■ What you need to do
Identify the lines that include the word "chart", then copy all of them.

■ Data block

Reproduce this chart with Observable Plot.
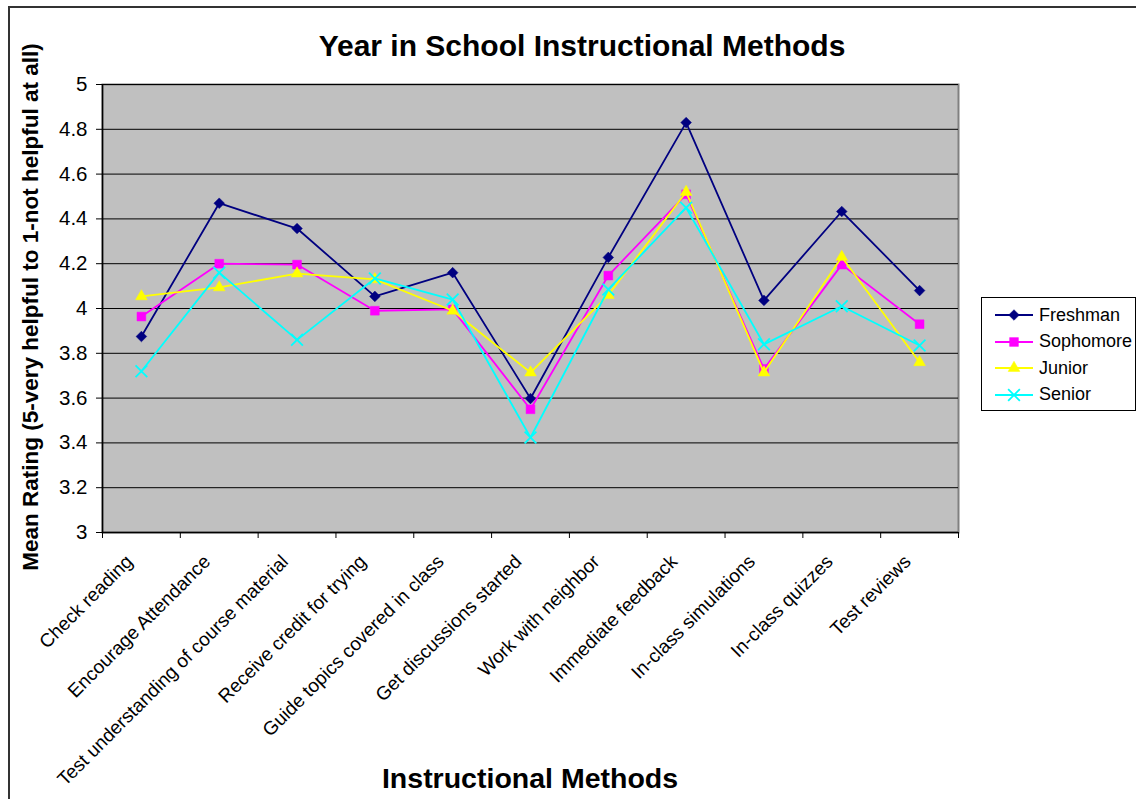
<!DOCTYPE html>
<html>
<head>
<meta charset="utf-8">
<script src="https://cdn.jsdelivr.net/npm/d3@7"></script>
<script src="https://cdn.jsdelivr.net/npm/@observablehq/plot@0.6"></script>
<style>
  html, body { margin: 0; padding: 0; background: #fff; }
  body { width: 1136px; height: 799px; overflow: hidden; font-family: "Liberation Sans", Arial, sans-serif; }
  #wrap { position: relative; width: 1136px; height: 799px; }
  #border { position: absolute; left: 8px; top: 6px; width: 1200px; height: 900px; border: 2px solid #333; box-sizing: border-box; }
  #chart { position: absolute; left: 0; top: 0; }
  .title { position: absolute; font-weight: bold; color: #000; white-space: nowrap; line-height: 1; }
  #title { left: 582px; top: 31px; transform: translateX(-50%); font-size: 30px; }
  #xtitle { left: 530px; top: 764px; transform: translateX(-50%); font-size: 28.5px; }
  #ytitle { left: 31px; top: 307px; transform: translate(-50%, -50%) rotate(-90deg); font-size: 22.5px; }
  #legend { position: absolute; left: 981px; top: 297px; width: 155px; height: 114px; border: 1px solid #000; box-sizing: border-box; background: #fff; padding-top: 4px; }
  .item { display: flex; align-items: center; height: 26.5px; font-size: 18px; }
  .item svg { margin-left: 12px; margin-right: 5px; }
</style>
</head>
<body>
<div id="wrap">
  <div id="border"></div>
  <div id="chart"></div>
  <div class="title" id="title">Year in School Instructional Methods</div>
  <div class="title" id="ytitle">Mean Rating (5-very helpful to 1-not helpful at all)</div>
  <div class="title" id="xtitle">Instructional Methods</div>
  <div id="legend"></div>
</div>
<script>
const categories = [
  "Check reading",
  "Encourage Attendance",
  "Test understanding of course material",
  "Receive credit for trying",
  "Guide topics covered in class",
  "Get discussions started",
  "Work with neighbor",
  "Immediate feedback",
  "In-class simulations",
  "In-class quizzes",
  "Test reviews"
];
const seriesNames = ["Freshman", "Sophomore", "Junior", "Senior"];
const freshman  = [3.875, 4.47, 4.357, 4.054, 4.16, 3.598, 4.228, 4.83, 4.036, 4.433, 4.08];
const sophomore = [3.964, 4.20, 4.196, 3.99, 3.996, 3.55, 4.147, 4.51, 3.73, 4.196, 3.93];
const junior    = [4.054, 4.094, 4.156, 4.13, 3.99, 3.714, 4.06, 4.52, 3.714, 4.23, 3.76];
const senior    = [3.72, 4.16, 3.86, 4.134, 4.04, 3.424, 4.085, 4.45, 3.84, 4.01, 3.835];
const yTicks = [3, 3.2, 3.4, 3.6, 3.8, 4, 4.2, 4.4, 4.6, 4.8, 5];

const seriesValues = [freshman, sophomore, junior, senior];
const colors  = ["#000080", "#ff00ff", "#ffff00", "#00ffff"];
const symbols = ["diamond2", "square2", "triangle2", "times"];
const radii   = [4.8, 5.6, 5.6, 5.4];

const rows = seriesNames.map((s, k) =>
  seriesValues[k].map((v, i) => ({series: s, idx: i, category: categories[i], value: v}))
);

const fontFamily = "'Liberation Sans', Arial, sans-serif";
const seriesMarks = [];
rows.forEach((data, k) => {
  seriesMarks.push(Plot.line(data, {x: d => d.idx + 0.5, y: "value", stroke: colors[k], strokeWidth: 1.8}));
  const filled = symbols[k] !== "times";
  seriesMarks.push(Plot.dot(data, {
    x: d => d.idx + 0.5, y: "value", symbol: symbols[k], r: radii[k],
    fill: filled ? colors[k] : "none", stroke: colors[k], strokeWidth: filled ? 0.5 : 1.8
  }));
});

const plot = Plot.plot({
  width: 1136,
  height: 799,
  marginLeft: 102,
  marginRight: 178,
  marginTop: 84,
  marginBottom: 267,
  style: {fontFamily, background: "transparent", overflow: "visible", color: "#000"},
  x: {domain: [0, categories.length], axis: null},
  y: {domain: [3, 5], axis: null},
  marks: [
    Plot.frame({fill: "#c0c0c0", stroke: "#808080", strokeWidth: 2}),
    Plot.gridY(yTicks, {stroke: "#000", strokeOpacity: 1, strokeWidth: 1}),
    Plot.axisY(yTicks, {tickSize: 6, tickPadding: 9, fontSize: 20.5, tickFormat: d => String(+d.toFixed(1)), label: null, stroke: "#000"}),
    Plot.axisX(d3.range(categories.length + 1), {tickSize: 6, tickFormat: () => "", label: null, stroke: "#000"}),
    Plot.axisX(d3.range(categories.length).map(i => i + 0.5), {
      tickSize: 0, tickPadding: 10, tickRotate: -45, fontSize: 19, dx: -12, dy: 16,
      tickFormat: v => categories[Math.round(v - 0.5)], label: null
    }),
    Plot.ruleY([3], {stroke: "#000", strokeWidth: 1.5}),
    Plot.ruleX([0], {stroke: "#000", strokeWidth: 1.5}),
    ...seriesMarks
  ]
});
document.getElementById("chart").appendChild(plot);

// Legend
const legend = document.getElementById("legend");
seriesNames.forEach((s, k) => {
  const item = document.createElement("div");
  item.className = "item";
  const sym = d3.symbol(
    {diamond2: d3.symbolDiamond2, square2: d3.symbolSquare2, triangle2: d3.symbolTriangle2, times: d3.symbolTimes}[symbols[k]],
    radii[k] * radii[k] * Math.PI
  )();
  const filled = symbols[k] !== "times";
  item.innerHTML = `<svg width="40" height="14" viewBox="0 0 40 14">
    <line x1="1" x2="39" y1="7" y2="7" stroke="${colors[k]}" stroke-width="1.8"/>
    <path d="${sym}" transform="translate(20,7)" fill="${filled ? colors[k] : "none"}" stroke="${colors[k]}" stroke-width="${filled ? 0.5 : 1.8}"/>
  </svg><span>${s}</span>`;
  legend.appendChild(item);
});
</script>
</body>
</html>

■ Output
Reproduce this chart with Observable Plot.
  #chart { position: absolute; left: 0; top: 0; }
  <div id="chart"></div>
document.getElementById("chart").appendChild(plot);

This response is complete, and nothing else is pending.